Reproduce the material below line by line, beginning with its first line and ending with the line that contains "const barOff = (x.bandwidth() - barW) / 2;"; leave out pictures.

☆ ☆ ☆ ☆ ☆ ☆ ☆

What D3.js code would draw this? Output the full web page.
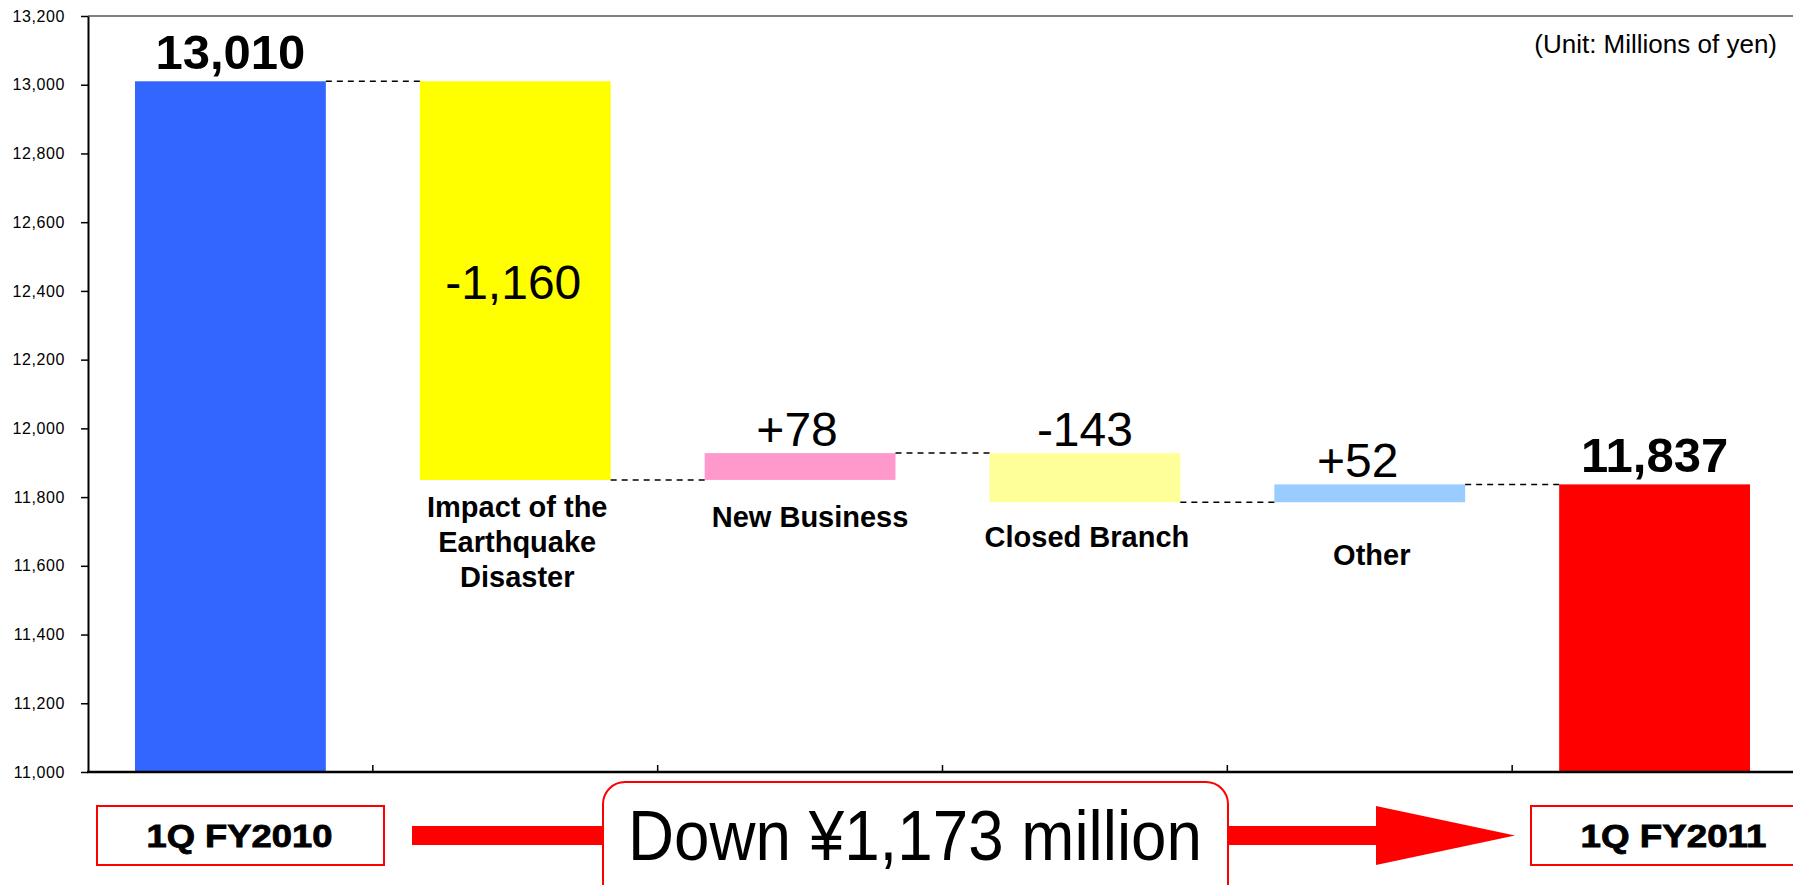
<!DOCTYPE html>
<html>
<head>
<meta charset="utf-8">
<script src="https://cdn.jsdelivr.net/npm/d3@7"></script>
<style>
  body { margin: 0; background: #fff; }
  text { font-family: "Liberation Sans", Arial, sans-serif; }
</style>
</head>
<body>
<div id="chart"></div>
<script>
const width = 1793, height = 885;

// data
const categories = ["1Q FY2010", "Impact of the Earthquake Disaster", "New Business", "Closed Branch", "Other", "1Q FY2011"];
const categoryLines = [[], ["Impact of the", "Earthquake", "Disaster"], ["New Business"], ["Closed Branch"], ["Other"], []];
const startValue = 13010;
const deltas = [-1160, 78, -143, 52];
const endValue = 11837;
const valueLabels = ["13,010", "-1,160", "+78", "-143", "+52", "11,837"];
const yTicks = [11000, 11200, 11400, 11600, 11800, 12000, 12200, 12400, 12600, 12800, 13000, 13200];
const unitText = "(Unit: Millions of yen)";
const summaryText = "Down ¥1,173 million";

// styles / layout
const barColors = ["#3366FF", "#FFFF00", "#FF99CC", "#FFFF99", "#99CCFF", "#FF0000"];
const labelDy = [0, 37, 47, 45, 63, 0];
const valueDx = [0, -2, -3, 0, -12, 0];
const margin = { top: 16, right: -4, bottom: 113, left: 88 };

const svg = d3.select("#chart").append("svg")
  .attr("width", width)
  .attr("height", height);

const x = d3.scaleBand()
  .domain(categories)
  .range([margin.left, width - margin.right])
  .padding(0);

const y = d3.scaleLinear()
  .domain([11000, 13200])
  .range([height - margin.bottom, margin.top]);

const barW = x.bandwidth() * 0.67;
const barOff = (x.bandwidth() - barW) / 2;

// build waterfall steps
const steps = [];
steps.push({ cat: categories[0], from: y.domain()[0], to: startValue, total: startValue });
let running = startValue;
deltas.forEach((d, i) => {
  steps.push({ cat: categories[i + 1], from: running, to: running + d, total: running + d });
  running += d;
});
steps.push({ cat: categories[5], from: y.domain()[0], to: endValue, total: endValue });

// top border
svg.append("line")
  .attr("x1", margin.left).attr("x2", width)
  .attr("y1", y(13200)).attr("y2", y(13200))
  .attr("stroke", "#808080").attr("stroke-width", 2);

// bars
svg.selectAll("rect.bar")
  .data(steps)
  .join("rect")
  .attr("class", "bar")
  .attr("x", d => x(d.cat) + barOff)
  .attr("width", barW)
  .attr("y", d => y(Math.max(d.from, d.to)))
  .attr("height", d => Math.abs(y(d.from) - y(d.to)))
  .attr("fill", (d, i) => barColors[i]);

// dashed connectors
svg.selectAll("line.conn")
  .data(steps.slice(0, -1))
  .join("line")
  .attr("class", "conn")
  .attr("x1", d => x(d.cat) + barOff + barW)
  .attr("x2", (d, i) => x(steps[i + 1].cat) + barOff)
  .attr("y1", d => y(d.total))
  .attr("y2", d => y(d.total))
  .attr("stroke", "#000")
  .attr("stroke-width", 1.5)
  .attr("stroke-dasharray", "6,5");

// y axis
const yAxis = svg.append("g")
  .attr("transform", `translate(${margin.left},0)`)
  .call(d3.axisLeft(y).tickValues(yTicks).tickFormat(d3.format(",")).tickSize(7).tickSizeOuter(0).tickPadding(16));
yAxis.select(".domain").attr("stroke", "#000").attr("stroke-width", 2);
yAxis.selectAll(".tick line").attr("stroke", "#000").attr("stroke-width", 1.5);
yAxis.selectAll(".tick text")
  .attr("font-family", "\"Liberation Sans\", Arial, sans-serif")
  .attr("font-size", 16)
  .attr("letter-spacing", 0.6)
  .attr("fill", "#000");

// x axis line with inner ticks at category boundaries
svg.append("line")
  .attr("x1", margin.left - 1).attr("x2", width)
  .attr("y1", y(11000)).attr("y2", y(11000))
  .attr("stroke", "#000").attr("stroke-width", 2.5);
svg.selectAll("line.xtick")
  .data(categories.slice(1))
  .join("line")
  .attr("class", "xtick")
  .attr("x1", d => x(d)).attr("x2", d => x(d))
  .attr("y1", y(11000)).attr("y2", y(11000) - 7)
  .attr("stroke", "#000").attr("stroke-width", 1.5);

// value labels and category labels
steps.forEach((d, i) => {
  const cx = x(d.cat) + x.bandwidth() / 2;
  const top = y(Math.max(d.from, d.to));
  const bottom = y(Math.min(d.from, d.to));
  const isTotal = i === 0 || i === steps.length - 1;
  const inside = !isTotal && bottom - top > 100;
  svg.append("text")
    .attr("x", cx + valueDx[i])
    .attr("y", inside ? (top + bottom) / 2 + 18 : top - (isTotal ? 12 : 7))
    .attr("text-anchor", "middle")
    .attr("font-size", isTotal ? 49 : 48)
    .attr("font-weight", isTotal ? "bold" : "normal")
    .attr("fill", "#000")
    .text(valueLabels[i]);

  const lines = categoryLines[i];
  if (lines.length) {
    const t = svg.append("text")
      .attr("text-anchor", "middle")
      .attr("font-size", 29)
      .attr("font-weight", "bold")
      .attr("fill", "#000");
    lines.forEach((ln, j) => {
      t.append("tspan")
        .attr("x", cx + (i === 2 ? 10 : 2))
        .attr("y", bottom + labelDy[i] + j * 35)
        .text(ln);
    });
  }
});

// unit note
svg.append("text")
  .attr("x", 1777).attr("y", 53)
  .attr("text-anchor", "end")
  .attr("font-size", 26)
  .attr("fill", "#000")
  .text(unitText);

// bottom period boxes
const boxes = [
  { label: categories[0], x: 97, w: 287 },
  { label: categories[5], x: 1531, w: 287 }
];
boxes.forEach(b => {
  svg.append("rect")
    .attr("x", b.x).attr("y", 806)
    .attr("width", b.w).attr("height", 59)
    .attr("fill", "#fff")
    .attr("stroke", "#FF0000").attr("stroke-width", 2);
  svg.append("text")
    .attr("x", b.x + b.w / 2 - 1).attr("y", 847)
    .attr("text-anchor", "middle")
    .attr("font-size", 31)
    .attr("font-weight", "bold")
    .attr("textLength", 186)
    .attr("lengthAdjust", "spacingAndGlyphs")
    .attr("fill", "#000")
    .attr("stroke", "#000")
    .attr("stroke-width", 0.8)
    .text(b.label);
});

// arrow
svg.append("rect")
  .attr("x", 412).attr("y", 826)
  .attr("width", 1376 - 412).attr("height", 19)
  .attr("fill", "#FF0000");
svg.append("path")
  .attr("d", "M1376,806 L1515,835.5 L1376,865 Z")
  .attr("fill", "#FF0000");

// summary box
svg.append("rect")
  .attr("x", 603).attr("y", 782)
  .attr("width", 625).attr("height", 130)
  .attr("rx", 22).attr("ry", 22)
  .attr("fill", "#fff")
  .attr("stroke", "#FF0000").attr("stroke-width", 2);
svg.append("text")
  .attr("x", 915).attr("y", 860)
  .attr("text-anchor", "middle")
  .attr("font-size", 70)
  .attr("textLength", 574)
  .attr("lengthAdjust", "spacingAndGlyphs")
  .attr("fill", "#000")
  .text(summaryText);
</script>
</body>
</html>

☆ ☆ ☆ ☆ ☆ ☆ ☆

# Correct answer:
What D3.js code would draw this? Output the full web page.
<!DOCTYPE html>
<html>
<head>
<meta charset="utf-8">
<script src="https://cdn.jsdelivr.net/npm/d3@7"></script>
<style>
  body { margin: 0; background: #fff; }
  text { font-family: "Liberation Sans", Arial, sans-serif; }
</style>
</head>
<body>
<div id="chart"></div>
<script>
const width = 1793, height = 885;

// data
const categories = ["1Q FY2010", "Impact of the Earthquake Disaster", "New Business", "Closed Branch", "Other", "1Q FY2011"];
const categoryLines = [[], ["Impact of the", "Earthquake", "Disaster"], ["New Business"], ["Closed Branch"], ["Other"], []];
const startValue = 13010;
const deltas = [-1160, 78, -143, 52];
const endValue = 11837;
const valueLabels = ["13,010", "-1,160", "+78", "-143", "+52", "11,837"];
const yTicks = [11000, 11200, 11400, 11600, 11800, 12000, 12200, 12400, 12600, 12800, 13000, 13200];
const unitText = "(Unit: Millions of yen)";
const summaryText = "Down ¥1,173 million";

// styles / layout
const barColors = ["#3366FF", "#FFFF00", "#FF99CC", "#FFFF99", "#99CCFF", "#FF0000"];
const labelDy = [0, 37, 47, 45, 63, 0];
const valueDx = [0, -2, -3, 0, -12, 0];
const margin = { top: 16, right: -4, bottom: 113, left: 88 };

const svg = d3.select("#chart").append("svg")
  .attr("width", width)
  .attr("height", height);

const x = d3.scaleBand()
  .domain(categories)
  .range([margin.left, width - margin.right])
  .padding(0);

const y = d3.scaleLinear()
  .domain([11000, 13200])
  .range([height - margin.bottom, margin.top]);

const barW = x.bandwidth() * 0.67;
const barOff = (x.bandwidth() - barW) / 2;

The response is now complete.